Critical analysis of velocimetry methods for particulate flows from synthetic data

Particle tracking methods extract high-fidelity particle-scale velocity data from digital video measurements of particle laden flow. This experimental technique is often used to better understand the motion of particles and fluids in chemical processes and other complex particulate systems. Velocimetry measurements are also commonly used as benchmark data against which computational models are validated. However, the methods, codes, and experimental setups all have limitations. It is imperative that practitioners verify the velocimetry methods and their implementation as well as understand the limitations of experimental setups. This work focuses on quantifying the visible depth of field in a dense fluidized bed. Following a precedent set by the particle imaging velocimetry community, a particle velocity field is manufactured using a computational fluid dynamics and discrete element method simulation.
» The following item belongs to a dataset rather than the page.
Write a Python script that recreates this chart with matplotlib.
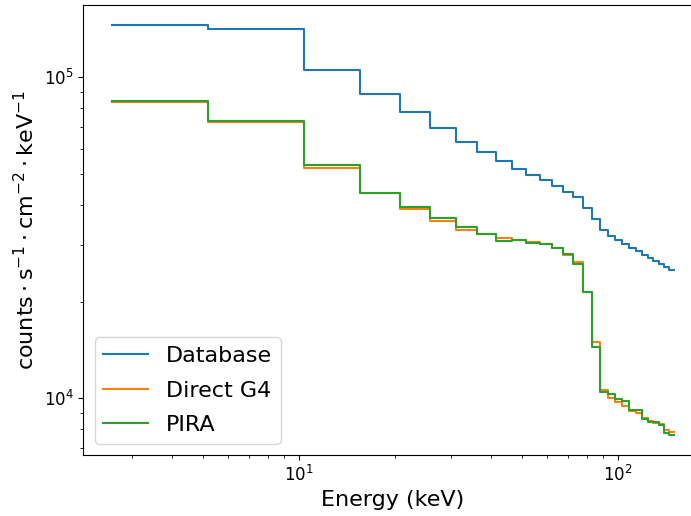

Photo realistic high-speed videos are rendered based on the simulated data using the three-dimensional creation software Blender. Particle velocities are extracted from the synthetic high-speed videos using three variants of Particle Tracking Velocimetry and Optical Flow Velocimetry methodologies. The tracked results are then compared to the known solution, quantifying the error associated with the assumed visible depth. The results indicate that at a depth of one particle diameter, all three particle tracking codes give accurate measurements, largely within 5%. However, the error increases when the full bed video measurements are compared to the known solution at one particle diameter, i.e., mimicking a CFD validation study. For some statistics the constant depth assumption only increases the error slightly, for others significantly.

Automated summary

This study focuses on quantifying the visible depth of field in a dense fluidized bed by extracting particle velocity from simulated data and high-speed videos, comparing the errors of different particle tracking methods. The results show that at a depth of one particle diameter, all three tracking codes provide accurate measurements, but errors increase when looking at full bed video measurements.